@Ghost said in Eliminating social stats:
The military structure and existence of rank may very well eschew(WORDSMITH ALERT) the need for social skills because the theme has a built-in construct for rank, expected IC behaviors, and ramifications if they are sent to extremes.
I don't think rank has anything to do with it (especially since everyone on BSGU is more or less on equal footing rank-wise), although as @Ganymede said, you could model a game where rank mattered. It's more that there's just not much to be gained from social combat. Some character might lie to another, but the impact of any lie in particular is muted by virtue of the nature of the setting.

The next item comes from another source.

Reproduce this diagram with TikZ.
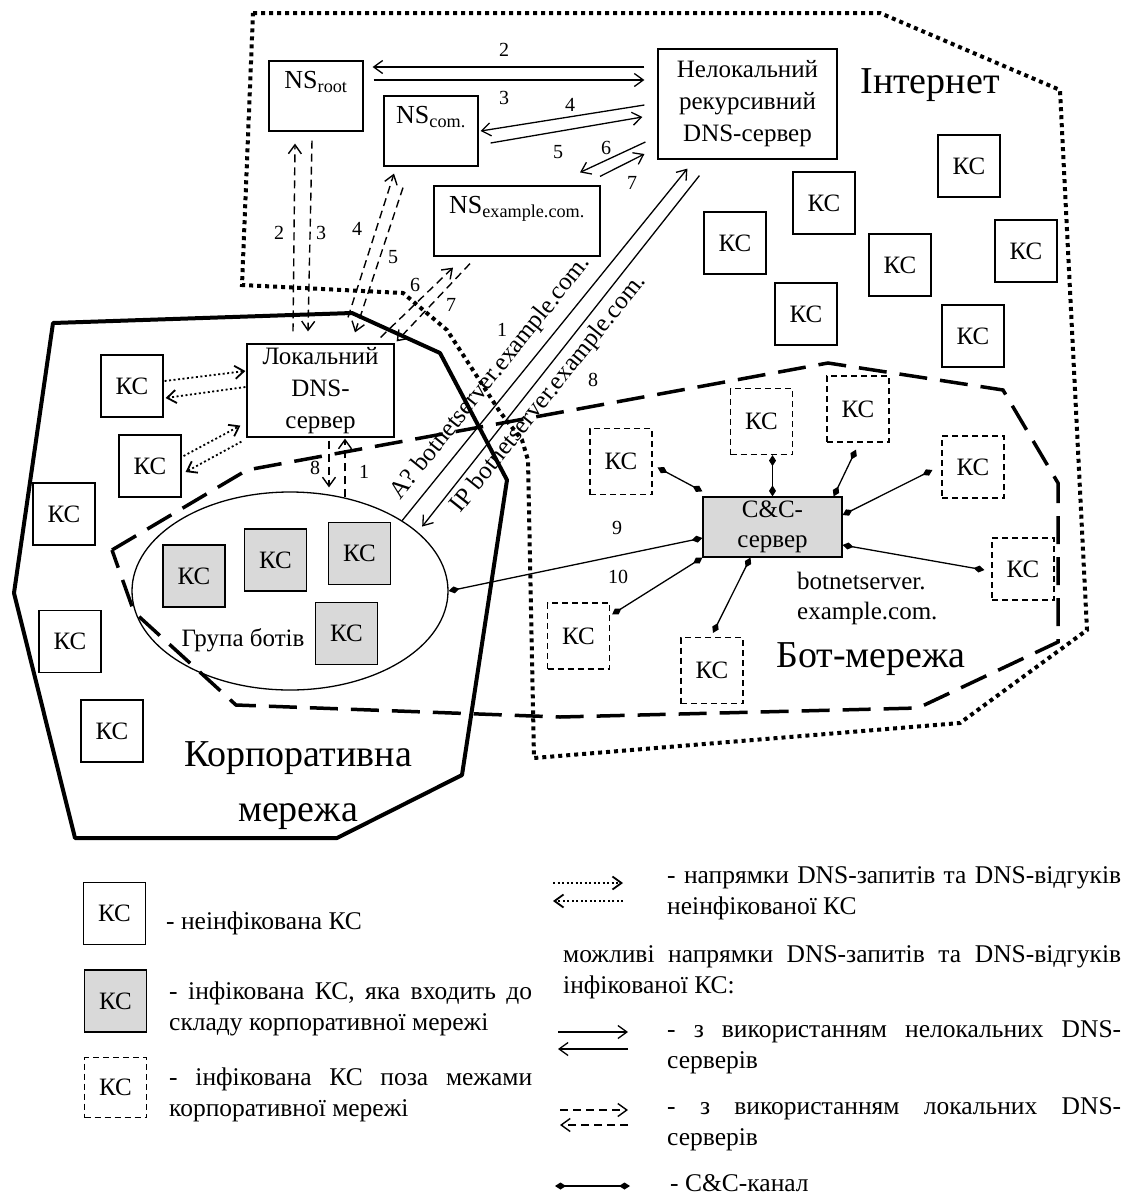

In a physical combat system we acknowledge all kinds of variables: different effects from different weapons, armor, stances, tactics, degrees of damage, nuanced skills, varied attacks, etc. etc. There are tons of RPG systems and wargames that model these things, so they're pretty well understood. Yet most social combat systems boil down to "Con vs Willpower". It's crappy. It doesn't even remotely model human interaction well.
We also have a fairly common set of boundaries for physical combat. Everyone understands that you can't one-shot a dragon with a dagger or survive a direct hit from a missile no matter how well you roll. That's just dumb. But we lack commonly agreed-upon boundaries for social combat, as evidenced by a long line of creepers trying to abuse social skills in various ways.
To be satisfying, social combat needs to be more subtle. It needs to recognize that a gullible person is easier to con than a skeptical one. That a kind-harded person will fall for a sob story more easily than a get-rich-quick scheme. That a firmly-entrenched political or religious view is probably never going to be changed. That some people just aren't into (men/brunettes/whatever type here). Modeling this is hard because people are complex creatures. A punch, in contrast, is pretty simple.
Personally, I have a basic fundamental objection to having dice tell me how to play my character. By forcing me to base my character's behavior on some arbitrary system output ("you're intimidated and cower in fear"), you're essentially saying that you don't trust me to roleplay my character appropriately. I understand the counter-arguments, and I understand that there are people in the hobby who don't deserve that trust. It's still a deal-breaker for me.